Making Bánh Chưng with the Instant Pot: A Tribute to Mom This Tết

I found that carrying on my Mom’s traditions after I lost her helped me grieve. Yes it was hard at first but people noticed and it opened up the many conversations of the memories we had with her. 25 years later my Niece still makes a point to bring the strawberry jello salad she always made for family holidays as her dish to pass at family Christmas. Root beer floats will forever be remembered as the treat Grannie always had when they came over to visit. Mom made the best Blueberry muffins. When my sister had surgery recently to remove breast cancer I signed up to bring her dinner and I also took an egg casserole and some of Moms blueberry muffins for her to enjoy the next day for breakfast. Those muffins were a big hit!
I hope you find the same joy coming from your labor of love!
 
Your tradition is beautiful, although you didn't feel like participating. My mom passed 6 years ago, I often think of her while I cook and bake. It helps me feel closer to her. In fact I made peanut butter cookies today, they are something she often made with my daughters when she was well.

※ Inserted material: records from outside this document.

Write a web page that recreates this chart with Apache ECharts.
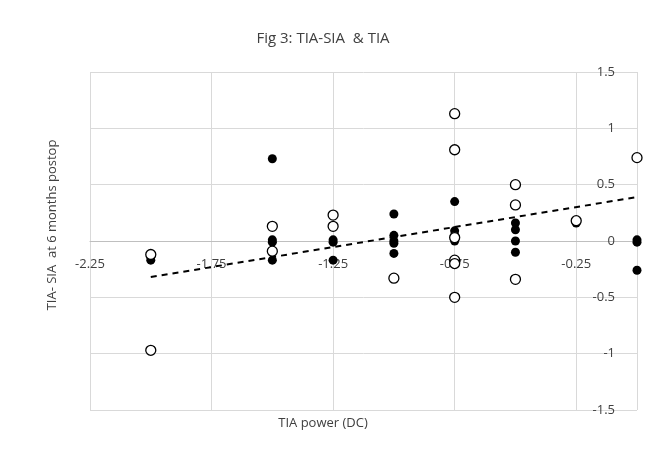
<!DOCTYPE html>
<html>
<head>
    <meta charset="utf-8">
    <script src="https://cdn.jsdelivr.net/npm/echarts@6/dist/echarts.min.js"></script>
</head>
<body style="margin:0">
<div id="main" style="width:646px;height:450px;"></div>
<script>
    // TIA-SIA & TIA data
    var filledX = [-2, -2, -1.5, -1.5, -1.5, -1.5, -1.25, -1.25, -1.25, -1, -1, -1, -1, -1, -0.75, -0.75, -0.75, -0.75, -0.5, -0.5, -0.5, -0.5, -0.25, 0, 0, 0];
    var filledY = [-0.17, -0.14, 0.73, 0.01, -0.01, -0.17, 0.01, -0.01, -0.17, 0.24, 0.05, 0, -0.02, -0.11, 0.35, 0.09, 0.05, 0, 0.16, 0.1, 0, -0.1, 0.16, 0.01, -0.01, -0.26];
    var openX = [-2, -2, -1.5, -1.5, -1.25, -1.25, -1, -0.75, -0.75, -0.75, -0.75, -0.75, -0.75, -0.5, -0.5, -0.5, -0.25, 0];
    var openY = [-0.12, -0.97, 0.13, -0.09, 0.23, 0.13, -0.33, 1.13, 0.81, 0.03, -0.17, -0.2, -0.5, 0.5, 0.32, -0.34, 0.18, 0.74];
    var trendX = [-2, 0];
    var trendY = [-0.32, 0.39];

    function pairs(xs, ys) {
        return xs.map(function (x, i) { return [x, ys[i]]; });
    }

    var myChart = echarts.init(document.getElementById('main'));
    var option = {
        animation: false,
        textStyle: {fontFamily: 'Open Sans', color: '#404040'},
        title: {
            text: 'Fig 3: TIA-SIA  & TIA',
            left: 'center', top: 26,
            textStyle: {fontSize: 15, fontWeight: 'normal', color: '#404040'}
        },
        grid: {left: 90, right: 9, top: 72, bottom: 40, containLabel: false, outerBoundsMode: 'none'},
        xAxis: {
            type: 'value', min: -2.25, max: 0, interval: 0.5,
            offset: -169,
            axisLine: {onZero: false, lineStyle: {color: '#bfbfbf'}},
            axisTick: {show: false},
            axisLabel: {fontSize: 13, color: '#404040', showMaxLabel: false, margin: 17},
            splitLine: {lineStyle: {color: '#d9d9d9'}}
        },
        yAxis: {
            type: 'value', min: -1.5, max: 1.5, interval: 0.5, position: 'right',
            axisLine: {show: false}, axisTick: {show: false},
            axisLabel: {inside: true, fontSize: 13, color: '#404040', margin: 22},
            splitLine: {lineStyle: {color: '#d9d9d9'}}
        },
        graphic: [{
            type: 'text', left: 46, top: 'middle', rotation: Math.PI / 2,
            style: {text: 'TIA- SIA  at 6 months postop', fontSize: 13, fill: '#404040', fontFamily: 'Open Sans'}
        }, {
            type: 'text', left: 'center', top: 417,
            style: {text: 'TIA power (DC)', fontSize: 13, fill: '#404040', fontFamily: 'Open Sans'}
        }],
        series: [
            {type: 'scatter', data: pairs(filledX, filledY), symbolSize: 9,
             itemStyle: {color: '#000', opacity: 1}},
            {type: 'scatter', data: pairs(openX, openY), symbolSize: 10,
             itemStyle: {color: '#fff', borderColor: '#000', borderWidth: 1.3, opacity: 1}},
            {type: 'line', data: pairs(trendX, trendY), symbol: 'none',
             lineStyle: {color: '#000', width: 2, type: [6, 5]}}
        ]
    };
    myChart.setOption(option);
</script>
</body>
</html>
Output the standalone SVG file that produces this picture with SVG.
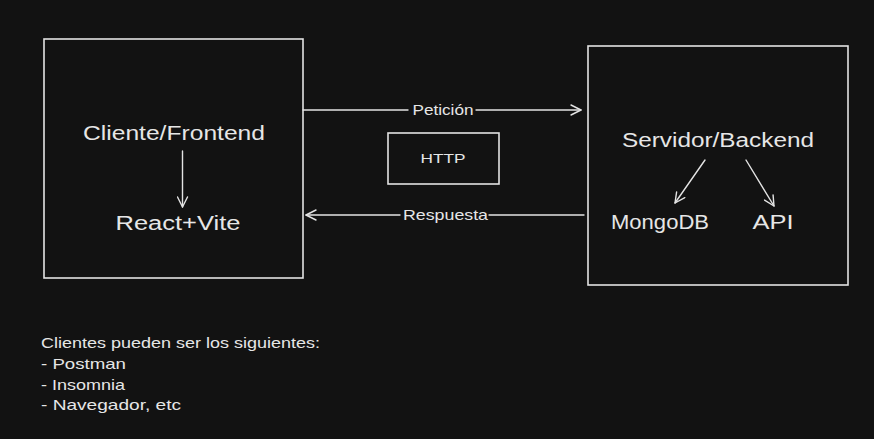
<svg xmlns="http://www.w3.org/2000/svg" width="874" height="439" viewBox="0 0 874 439">
<defs>
<style>
.box{fill:none;stroke:#e3e3e3;stroke-width:1.6}
.ln{fill:none;stroke:#e3e3e3;stroke-width:1.4;stroke-linecap:round}
.t{fill:#e6e6e6;font-family:"Liberation Sans",Arial,sans-serif}
.big{font-size:20px;text-anchor:middle}
.mid{font-size:15px;text-anchor:middle}
.sm{font-size:13px;text-anchor:middle}
.note{font-size:15px}
</style>
<marker id="ah" viewBox="0 0 12 12" refX="11" refY="6" markerWidth="12" markerHeight="12" markerUnits="userSpaceOnUse" orient="auto">
<path d="M1,1 L11,6 L1,11" fill="none" stroke="#e3e3e3" stroke-width="1.4" stroke-linecap="round" stroke-linejoin="round"/>
</marker>
</defs>
<rect width="874" height="439" fill="#121212"/>
<g id="cliente">
<rect class="box" x="44" y="39" width="259" height="239"/>
<text class="t big" x="174" y="140" textLength="182" lengthAdjust="spacingAndGlyphs">Cliente/Frontend</text>
<text class="t big" x="178" y="230" textLength="125" lengthAdjust="spacingAndGlyphs">React+Vite</text>
</g>
<g id="servidor">
<rect class="box" x="588" y="46" width="260" height="239"/>
<text class="t big" x="718" y="147" textLength="192" lengthAdjust="spacingAndGlyphs">Servidor/Backend</text>
<text class="t big" x="660" y="229" textLength="98" lengthAdjust="spacingAndGlyphs">MongoDB</text>
<text class="t big" x="773" y="229" textLength="41" lengthAdjust="spacingAndGlyphs">API</text>
</g>
<g id="http">
<rect class="box" x="388" y="133" width="111" height="51"/>
<text class="t sm" x="443" y="163" textLength="45" lengthAdjust="spacingAndGlyphs">HTTP</text>
</g>
<g id="nota">
<text class="t note" x="41" y="348" textLength="279" lengthAdjust="spacingAndGlyphs">Clientes pueden ser los siguientes:</text>
<text class="t note" x="41" y="369" textLength="85" lengthAdjust="spacingAndGlyphs">- Postman</text>
<text class="t note" x="41" y="390" textLength="84" lengthAdjust="spacingAndGlyphs">- Insomnia</text>
<text class="t note" x="41" y="410" textLength="140" lengthAdjust="spacingAndGlyphs">- Navegador, etc</text>
</g>
<g id="conectores">
<path class="ln" d="M303,110 L408,110"/>
<path class="ln" d="M476,110 L581,110" marker-end="url(#ah)"/>
<text class="t mid" x="443" y="115" textLength="61" lengthAdjust="spacingAndGlyphs">Petición</text>
<path class="ln" d="M584,215 L489,215"/>
<path class="ln" d="M400,215 L306,215" marker-end="url(#ah)"/>
<text class="t mid" x="445.5" y="220" textLength="85" lengthAdjust="spacingAndGlyphs">Respuesta</text>
<path class="ln" d="M182.5,151 L182.5,207" marker-end="url(#ah)"/>
<path class="ln" d="M705,160 L675,203" marker-end="url(#ah)"/>
<path class="ln" d="M746,160 L774,206" marker-end="url(#ah)"/>
</g>
</svg>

My condolences to you and your family
 
When my precious Mum died at 100 1/2 years of age, this quote helped me a tiny bit. Thank you for sharing your sweet remembrance. My heart is with you. ♥️
“The day my mother died I wrote in my journal, "A serious misfortune of my life has arrived." I suffered for more than one year after the passing away of my mother. But one night, in the highlands of Vietnam, I was sleeping in the hut in my hermitage. I dreamed of my mother. I saw myself sitting with her, and we were having a wonderful talk. She looked young and beautiful, her hair flowing down. It was so pleasant to sit there and talk to her as if she had never died. When I woke up it was about two in the morning, and I felt very strongly that I had never lost my mother. The impression that my mother was still with me was very clear. I understood then that the idea of having lost my mother was just an idea. It was obvious in that moment that my mother is always alive in me.
I opened the door and went outside. The entire hillside was bathed in moonlight. It was a hill covered with tea plants, and my hut was set behind the temple halfway up. Walking slowly in the moonlight through the rows of tea plants, I noticed my mother was still with me. She was the moonlight caressing me as she had done so often, very tender, very sweet... wonderful! Each time my feet touched the earth I knew my mother was there with me. I knew this body was not mine but a living continuation of my mother and my father and my grandparents and great-grandparents. Of all my ancestors. Those feet that I saw as "my" feet were actually "our" feet. Together my mother and I were leaving footprints in the damp soil.
From that moment on, the idea that I had lost my mother no longer existed. All I had to do was look at the palm of my hand, feel the breeze on my face or the earth under my feet to remember that my mother is always with me, available at any time.
Thích Nhất Hạnh, “No Death, No Fear”
 
I don’t know you but seeing how painstakingly you have gone about upholding your traditions, I feel certain she would be very proud of you right now. I’m sure you made her proud many many times before. You should be pleased with yourself. Stand tall. Take a deep breath. Relax.